Il existe plusieurs féminismes où chacune et chacun se retrouve dans leur définition. Si on nous dit, « Vous êtes féministes », OK, si on nous dit « Vous ne l’êtes pas », OK ! Notre discours parle en lui-même, c’est ça le but, on n’a pas besoin d’être impliquées dans un mouvement pour être entendues. On pense que l’idée serait d’utiliser les images sans trop de blabla autour. Et je trouve que ça fonctionne bien vu comment les gens répondent.
Mais c’est sur qu’on vit des moments féminins vraiment forts. Je pense que ces moments nous font découvrir notre propre potentiel féminin, nos propres archétypes, la façon dont on considère les gens. Et puis le fait d’être dans des lieux sécuritaires pour discuter avec d’autres femmes dans l’intimité, c’est vraiment des espaces pertinents pour se questionner, à savoir, où en est-on dans ce gros débat de société ? Pour le moment on suit un peu ce qui se passe sans être trop engagées.

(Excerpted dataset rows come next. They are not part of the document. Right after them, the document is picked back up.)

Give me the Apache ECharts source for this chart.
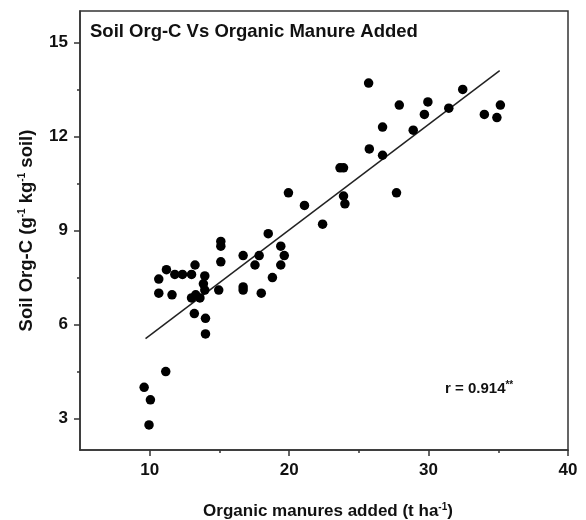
<!DOCTYPE html>
<html>
<head>
<meta charset="utf-8">
<script src="https://cdn.jsdelivr.net/npm/echarts@6/dist/echarts.min.js"></script>
<style>
  html, body { margin: 0; padding: 0; background: #fff; }
  #chart { width: 586px; height: 520px; }
</style>
</head>
<body>
<div id="chart"></div>
<script>
// organic manure added (t/ha) and soil org-C (g/kg)
const manure = [
  9.6, 10.05, 9.95, 11.15, 10.65, 10.65, 11.2, 11.8, 12.35, 13.0,
  11.6, 13.25, 13.95, 13.85, 13.95, 13.0, 13.3, 13.6, 13.2, 14.0,
  14.0, 14.95, 15.1, 15.1, 15.1, 16.7, 16.7, 16.7, 17.55, 17.85,
  18.0, 18.5, 18.8, 19.4, 19.65, 19.4, 19.95, 21.1, 22.4, 23.65,
  23.9, 23.9, 24.0, 25.7, 25.75, 26.7, 26.7, 27.7, 27.9, 28.9,
  29.7, 29.95, 31.45, 32.45, 34.0, 34.9, 35.15
];
const orgC = [
  4.0, 3.6, 2.8, 4.5, 7.45, 7.0, 7.75, 7.6, 7.6, 7.6,
  6.95, 7.9, 7.55, 7.3, 7.1, 6.85, 6.95, 6.85, 6.35, 6.2,
  5.7, 7.1, 8.65, 8.5, 8.0, 8.2, 7.2, 7.1, 7.9, 8.2,
  7.0, 8.9, 7.5, 8.5, 8.2, 7.9, 10.2, 9.8, 9.2, 11.0,
  11.0, 10.1, 9.85, 13.7, 11.6, 12.3, 11.4, 10.2, 13.0, 12.2,
  12.7, 13.1, 12.9, 13.5, 12.7, 12.6, 13.0
];
// fitted line end points
const fitX = [9.7, 35.1];
const fitY = [5.55, 14.1];

const xTicks = [10, 20, 30, 40];
const xMinorTicks = [15, 25, 35];
const yTicks = [3, 6, 9, 12, 15];
const yMinorTicks = [4.5, 7.5, 10.5, 13.5];

const font = "'Liberation Sans', Arial, sans-serif";
const axisColor = "#333";
const textColor = "#111";

const chart = echarts.init(document.getElementById("chart"), null, { renderer: "canvas" });

const supStyle = { fontFamily: font, fontWeight: "bold", fontSize: 10, color: textColor, verticalAlign: "top", padding: [0, 0, 9, 0] };

const majorAxis = (ticks) => ({
  axisLine: { show: true, lineStyle: { color: axisColor, width: 1.5 } },
  axisTick: { show: true, length: 6, customValues: ticks, lineStyle: { color: axisColor, width: 1.5 } },
  axisLabel: {
    customValues: ticks,
    color: textColor,
    fontFamily: font,
    fontWeight: "bold",
    fontSize: 17,
    margin: 12,
  },
  splitLine: { show: false },
});

const minorAxis = (ticks) => ({
  axisLine: { show: false },
  axisTick: { show: true, length: 3, customValues: ticks, lineStyle: { color: axisColor, width: 1.5 } },
  axisLabel: { show: false },
  splitLine: { show: false },
});

const option = {
  backgroundColor: "#fff",
  animation: false,
  title: {
    text: "Soil Org-C Vs Organic Manure Added",
    left: 85,
    top: 17,
    textStyle: { fontFamily: font, fontWeight: "bold", fontSize: 18.5, color: textColor },
  },
  grid: {
    left: 80,
    right: 18,
    top: 11,
    bottom: 70,
    outerBoundsMode: "none",
    show: true,
    borderColor: axisColor,
    borderWidth: 1.5,
  },
  xAxis: [
    {
      type: "value",
      min: 5,
      max: 40,
      position: "bottom",
      ...majorAxis(xTicks),
      name: "Organic manures added (t ha{sup|-1})",
      nameLocation: "middle",
      nameGap: 52,
      nameTextStyle: {
        fontFamily: font,
        fontWeight: "bold",
        fontSize: 17,
        color: textColor,
        padding: [0, 0, 0, 8],
        rich: { sup: supStyle },
      },
    },
    { type: "value", min: 5, max: 40, position: "bottom", ...minorAxis(xMinorTicks) },
  ],
  yAxis: [
    {
      type: "value",
      min: 2,
      max: 16,
      position: "left",
      ...majorAxis(yTicks),
      name: "Soil Org-C (g{sup|-1} kg{sup|-1} soil)",
      nameLocation: "middle",
      nameGap: 44,
      nameTextStyle: {
        fontFamily: font,
        fontWeight: "bold",
        fontSize: 18.5,
        color: textColor,
        rich: { sup: supStyle },
      },
    },
    { type: "value", min: 2, max: 16, position: "left", ...minorAxis(yMinorTicks) },
  ],
  graphic: [
    {
      type: "text",
      left: 445,
      top: 380,
      style: {
        text: "r = 0.914{sup|**}",
        fontFamily: font,
        fontWeight: "bold",
        fontSize: 15,
        fill: textColor,
        rich: { sup: { fontFamily: font, fontWeight: "bold", fontSize: 10, fill: textColor, verticalAlign: "top", padding: [0, 0, 7, 0] } },
      },
    },
  ],
  series: [
    {
      type: "scatter",
      xAxisIndex: 0,
      yAxisIndex: 0,
      symbol: "circle",
      symbolSize: 9.5,
      itemStyle: { color: "#000", opacity: 1 },
      data: manure.map((x, i) => [x, orgC[i]]),
      z: 3,
    },
    {
      type: "line",
      xAxisIndex: 0,
      yAxisIndex: 0,
      symbol: "none",
      lineStyle: { color: "#222", width: 1.5 },
      data: fitX.map((x, i) => [x, fitY[i]]),
      z: 2,
    },
  ],
};

chart.setOption(option);
</script>
</body>
</html>
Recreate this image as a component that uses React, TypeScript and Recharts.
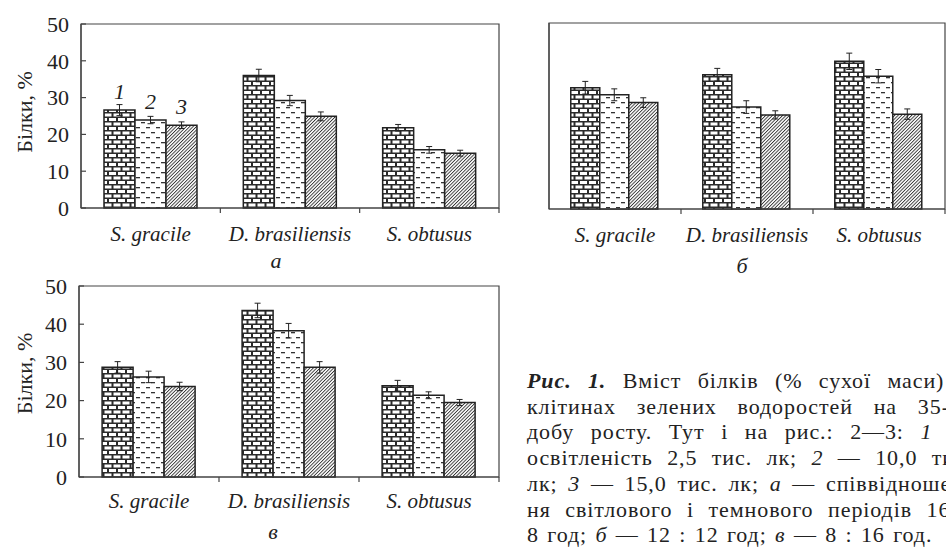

Quels sont vos projets futurs ?
Pouvoir sortir du Canada et des Etats-Unis pour venir vous voir en Europe. Ça serait ça le but. Et puis là on a déjà 250 images et l’idée serait d’en avoir 1 000 évidement. On va essayer de faire un événement spécifique pour voir les oeuvres en vrai aussi, parce que sur l’ordi c’est intéressant mais ce n’est vraiment pas pareil. Nous on a vraiment été touchées lors de la première expo, c’est fun d’aller voir en vrai, de voir les gens qui regardent chacune des photos. C’est vraiment l’idée, faire des expos, rencontrer des femmes qui nous suivent un peu partout dans la région et un peu partout dans le monde. Et puis de terminer avec 1001 photos. Après ça je ne sais pas trop ce qu’on pourra faire, peut-être une publication, un livre ou quelque chose. On verra, c’est encore très loin.